***** Data block

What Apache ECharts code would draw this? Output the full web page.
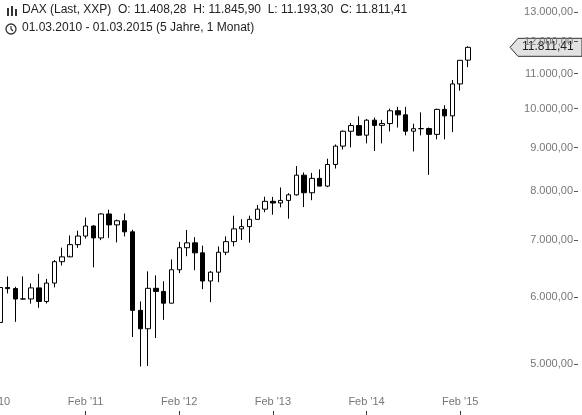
<!DOCTYPE html>
<html>
<head>
<meta charset="utf-8">
<script src="https://cdn.jsdelivr.net/npm/echarts@6/dist/echarts.min.js"></script>
<style>html,body{margin:0;padding:0;background:#fff}#main{width:582px;height:415px}</style>
</head>
<body>
<div id="main"></div>
<script>
// Monatskerzen DAX, Feb 2010 (leer) bis Mar 2015
var months = ['Feb 10','Mar 10','Apr 10','May 10','Jun 10','Jul 10','Aug 10','Sep 10','Oct 10','Nov 10','Dec 10',
  'Jan 11','Feb 11','Mar 11','Apr 11','May 11','Jun 11','Jul 11','Aug 11','Sep 11','Oct 11','Nov 11','Dec 11',
  'Jan 12','Feb 12','Mar 12','Apr 12','May 12','Jun 12','Jul 12','Aug 12','Sep 12','Oct 12','Nov 12','Dec 12',
  'Jan 13','Feb 13','Mar 13','Apr 13','May 13','Jun 13','Jul 13','Aug 13','Sep 13','Oct 13','Nov 13','Dec 13',
  'Jan 14','Feb 14','Mar 14','Apr 14','May 14','Jun 14','Jul 14','Aug 14','Sep 14','Oct 14','Nov 14','Dec 14',
  'Jan 15','Feb 15','Mar 15'];
// [open, close, low, high]
var candles = ['-',
  [5598,6154,5571,6160],[6154,6136,6057,6342],[6136,5965,5607,6166],[5965,5966,5960,6342],[5966,6148,5891,6224],
  [6148,5925,5825,6386],[5925,6229,5893,6300],[6229,6601,6156,6630],[6601,6688,6532,6857],[6688,6914,6710,7088],
  [6914,7077,6854,7180],[7077,7272,7030,7441],[7272,7041,6500,7290],[7041,7514,6999,7527],[7514,7294,7041,7600],
  [7294,7376,6956,7400],[7376,7158,7070,7523],[7158,5784,5381,7200],[5784,5502,4966,5926],[5502,6141,4974,6430],
  [6141,6089,5366,6360],[6089,5898,5637,6260],
  [5898,6458,5900,6641],[6458,6856,6400,6966],[6856,6947,6700,7194],[6947,6761,6450,7055],[6761,6264,6127,6895],
  [6264,6416,5915,6435],[6416,6772,6243,6880],[6772,6970,6720,7071],[6970,7216,6880,7478],[7216,7260,7000,7407],
  [7260,7405,6950,7478],[7405,7612,7400,7700],
  [7612,7776,7550,7873],[7776,7741,7500,7870],[7741,7795,7650,8074],[7795,7914,7418,7950],[7914,8348,7900,8557],
  [8348,7959,7655,8410],[7959,8276,7800,8400],[8276,8104,8100,8480],[8104,8594,8080,8730],[8594,9033,8500,9074],
  [9033,9405,8950,9424],[9405,9552,9000,9620],
  [9552,9306,9290,9794],[9306,9692,9100,9720],[9692,9556,8913,9760],[9556,9603,9100,9700],[9603,9943,9400,10000],
  [9943,9833,9500,10050],[9833,9407,9300,10050],[9407,9470,8903,9600],[9470,9474,9300,9900],[9474,9326,8355,9500],
  [9326,9980,9200,10000],[9980,9806,9200,10093],
  [9806,10694,9383,10810],[10694,11402,10500,11400],[11408,11811,11193,11846]];
var yTicks = [5000,6000,7000,8000,9000,10000,11000,12000,13000];
var lastPrice = 11811.41;

function deNum(v) {
  var p = v.toFixed(2).split('.');
  return p[0].replace(/\B(?=(\d{3})+(?!\d))/g, '.') + ',' + p[1];
}

var chart = echarts.init(document.getElementById('main'));
var grey = '#777';
chart.setOption({
  animation: false,
  grid: {left: -8, right: 114, top: 0, bottom: 0, containLabel: false, outerBoundsMode: 'none'},
  xAxis: {
    type: 'category', data: months, boundaryGap: false,
    axisLine: {show: false},
    axisTick: {show: true, inside: true, length: 4, lineStyle: {color: '#333'},
      interval: function (i, v) { return v.indexOf('Feb') === 0; }},
    axisLabel: {inside: true, margin: 8, color: grey, fontFamily: 'Liberation Sans', fontSize: 11,
      interval: function (i, v) { return v.indexOf('Feb') === 0; },
      formatter: function (v) { return 'Feb \'' + v.slice(4); }},
    splitLine: {show: false}
  },
  yAxis: {
    type: 'log', logBase: 10, min: 4354, max: 13430, position: 'right', offset: 110,
    axisLine: {show: false},
    axisTick: {show: true, inside: true, length: 4, customValues: yTicks, lineStyle: {color: '#555'}},
    axisLabel: {inside: true, margin: 5, color: grey, fontFamily: 'Liberation Sans', fontSize: 11,
      customValues: yTicks, formatter: function (v) { return deNum(v); }},
    splitLine: {show: false}
  },
  series: [{
    type: 'candlestick', data: candles, barWidth: 5,
    itemStyle: {color: '#fff', color0: '#000', borderColor: '#000', borderColor0: '#000', borderWidth: 1}
  }]
});

var py = chart.convertToPixel({yAxisIndex: 0}, lastPrice);
chart.setOption({
  graphic: [
    {type: 'text', left: 22, top: 4, style: {text: 'DAX (Last, XXP)  O: 11.408,28  H: 11.845,90  L: 11.193,30  C: 11.811,41',
      font: '12px "Liberation Sans"', fill: '#222'}},
    {type: 'text', left: 22, top: 22, style: {text: '01.03.2010 - 01.03.2015 (5 Jahre, 1 Monat)',
      font: '12px "Liberation Sans"', fill: '#222'}},
    {type: 'rect', shape: {x: 7, y: 8, width: 2, height: 8}, style: {fill: '#333'}},
    {type: 'rect', shape: {x: 11, y: 6, width: 2, height: 10}, style: {fill: '#333'}},
    {type: 'rect', shape: {x: 15, y: 9, width: 2, height: 7}, style: {fill: '#333'}},
    {type: 'circle', shape: {cx: 11, cy: 29, r: 5}, style: {fill: 'none', stroke: '#333', lineWidth: 1.3}},
    {type: 'polyline', shape: {points: [[11, 26], [11, 29], [13, 31]]}, style: {stroke: '#333', lineWidth: 1.2, fill: 'none'}},
    {type: 'polygon', shape: {points: [[510, py], [518, py - 9], [582, py - 9], [582, py + 9], [518, py + 9]]},
      style: {fill: '#e2e2e2', stroke: '#333', lineWidth: 1}},
    {type: 'text', left: 522, top: py - 7, style: {text: deNum(lastPrice), font: '12px "Liberation Sans"', fill: '#222'}}
  ]
});
</script>
</body>
</html>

**********

## Task requirements
Set every line down exactly as written, leaving each picture out.

## Solution to this problem
What Apache ECharts code would draw this? Output the full web page.
<!DOCTYPE html>
<html>
<head>
<meta charset="utf-8">
<script src="https://cdn.jsdelivr.net/npm/echarts@6/dist/echarts.min.js"></script>
<style>html,body{margin:0;padding:0;background:#fff}#main{width:582px;height:415px}</style>
</head>
<body>
<div id="main"></div>
<script>
// Monatskerzen DAX, Feb 2010 (leer) bis Mar 2015
var months = ['Feb 10','Mar 10','Apr 10','May 10','Jun 10','Jul 10','Aug 10','Sep 10','Oct 10','Nov 10','Dec 10',
  'Jan 11','Feb 11','Mar 11','Apr 11','May 11','Jun 11','Jul 11','Aug 11','Sep 11','Oct 11','Nov 11','Dec 11',
  'Jan 12','Feb 12','Mar 12','Apr 12','May 12','Jun 12','Jul 12','Aug 12','Sep 12','Oct 12','Nov 12','Dec 12',
  'Jan 13','Feb 13','Mar 13','Apr 13','May 13','Jun 13','Jul 13','Aug 13','Sep 13','Oct 13','Nov 13','Dec 13',
  'Jan 14','Feb 14','Mar 14','Apr 14','May 14','Jun 14','Jul 14','Aug 14','Sep 14','Oct 14','Nov 14','Dec 14',
  'Jan 15','Feb 15','Mar 15'];
// [open, close, low, high]
var candles = ['-',
  [5598,6154,5571,6160],[6154,6136,6057,6342],[6136,5965,5607,6166],[5965,5966,5960,6342],[5966,6148,5891,6224],
  [6148,5925,5825,6386],[5925,6229,5893,6300],[6229,6601,6156,6630],[6601,6688,6532,6857],[6688,6914,6710,7088],
  [6914,7077,6854,7180],[7077,7272,7030,7441],[7272,7041,6500,7290],[7041,7514,6999,7527],[7514,7294,7041,7600],
  [7294,7376,6956,7400],[7376,7158,7070,7523],[7158,5784,5381,7200],[5784,5502,4966,5926],[5502,6141,4974,6430],
  [6141,6089,5366,6360],[6089,5898,5637,6260],
  [5898,6458,5900,6641],[6458,6856,6400,6966],[6856,6947,6700,7194],[6947,6761,6450,7055],[6761,6264,6127,6895],
  [6264,6416,5915,6435],[6416,6772,6243,6880],[6772,6970,6720,7071],[6970,7216,6880,7478],[7216,7260,7000,7407],
  [7260,7405,6950,7478],[7405,7612,7400,7700],
  [7612,7776,7550,7873],[7776,7741,7500,7870],[7741,7795,7650,8074],[7795,7914,7418,7950],[7914,8348,7900,8557],
  [8348,7959,7655,8410],[7959,8276,7800,8400],[8276,8104,8100,8480],[8104,8594,8080,8730],[8594,9033,8500,9074],
  [9033,9405,8950,9424],[9405,9552,9000,9620],
  [9552,9306,9290,9794],[9306,9692,9100,9720],[9692,9556,8913,9760],[9556,9603,9100,9700],[9603,9943,9400,10000],
  [9943,9833,9500,10050],[9833,9407,9300,10050],[9407,9470,8903,9600],[9470,9474,9300,9900],[9474,9326,8355,9500],
  [9326,9980,9200,10000],[9980,9806,9200,10093],
  [9806,10694,9383,10810],[10694,11402,10500,11400],[11408,11811,11193,11846]];
var yTicks = [5000,6000,7000,8000,9000,10000,11000,12000,13000];
var lastPrice = 11811.41;

function deNum(v) {
  var p = v.toFixed(2).split('.');
  return p[0].replace(/\B(?=(\d{3})+(?!\d))/g, '.') + ',' + p[1];
}

var chart = echarts.init(document.getElementById('main'));
var grey = '#777';
chart.setOption({
  animation: false,
  grid: {left: -8, right: 114, top: 0, bottom: 0, containLabel: false, outerBoundsMode: 'none'},
  xAxis: {
    type: 'category', data: months, boundaryGap: false,
    axisLine: {show: false},
    axisTick: {show: true, inside: true, length: 4, lineStyle: {color: '#333'},
      interval: function (i, v) { return v.indexOf('Feb') === 0; }},
    axisLabel: {inside: true, margin: 8, color: grey, fontFamily: 'Liberation Sans', fontSize: 11,
      interval: function (i, v) { return v.indexOf('Feb') === 0; },
      formatter: function (v) { return 'Feb \'' + v.slice(4); }},
    splitLine: {show: false}
  },
  yAxis: {
    type: 'log', logBase: 10, min: 4354, max: 13430, position: 'right', offset: 110,
    axisLine: {show: false},
    axisTick: {show: true, inside: true, length: 4, customValues: yTicks, lineStyle: {color: '#555'}},
    axisLabel: {inside: true, margin: 5, color: grey, fontFamily: 'Liberation Sans', fontSize: 11,
      customValues: yTicks, formatter: function (v) { return deNum(v); }},
    splitLine: {show: false}
  },
  series: [{
    type: 'candlestick', data: candles, barWidth: 5,
    itemStyle: {color: '#fff', color0: '#000', borderColor: '#000', borderColor0: '#000', borderWidth: 1}
  }]
});

var py = chart.convertToPixel({yAxisIndex: 0}, lastPrice);
chart.setOption({
  graphic: [
    {type: 'text', left: 22, top: 4, style: {text: 'DAX (Last, XXP)  O: 11.408,28  H: 11.845,90  L: 11.193,30  C: 11.811,41',
      font: '12px "Liberation Sans"', fill: '#222'}},
    {type: 'text', left: 22, top: 22, style: {text: '01.03.2010 - 01.03.2015 (5 Jahre, 1 Monat)',
      font: '12px "Liberation Sans"', fill: '#222'}},
    {type: 'rect', shape: {x: 7, y: 8, width: 2, height: 8}, style: {fill: '#333'}},
    {type: 'rect', shape: {x: 11, y: 6, width: 2, height: 10}, style: {fill: '#333'}},
    {type: 'rect', shape: {x: 15, y: 9, width: 2, height: 7}, style: {fill: '#333'}},
    {type: 'circle', shape: {cx: 11, cy: 29, r: 5}, style: {fill: 'none', stroke: '#333', lineWidth: 1.3}},
    {type: 'polyline', shape: {points: [[11, 26], [11, 29], [13, 31]]}, style: {stroke: '#333', lineWidth: 1.2, fill: 'none'}},
    {type: 'polygon', shape: {points: [[510, py], [518, py - 9], [582, py - 9], [582, py + 9], [518, py + 9]]},
      style: {fill: '#e2e2e2', stroke: '#333', lineWidth: 1}},
    {type: 'text', left: 522, top: py - 7, style: {text: deNum(lastPrice), font: '12px "Liberation Sans"', fill: '#222'}}
  ]
});
</script>
</body>
</html>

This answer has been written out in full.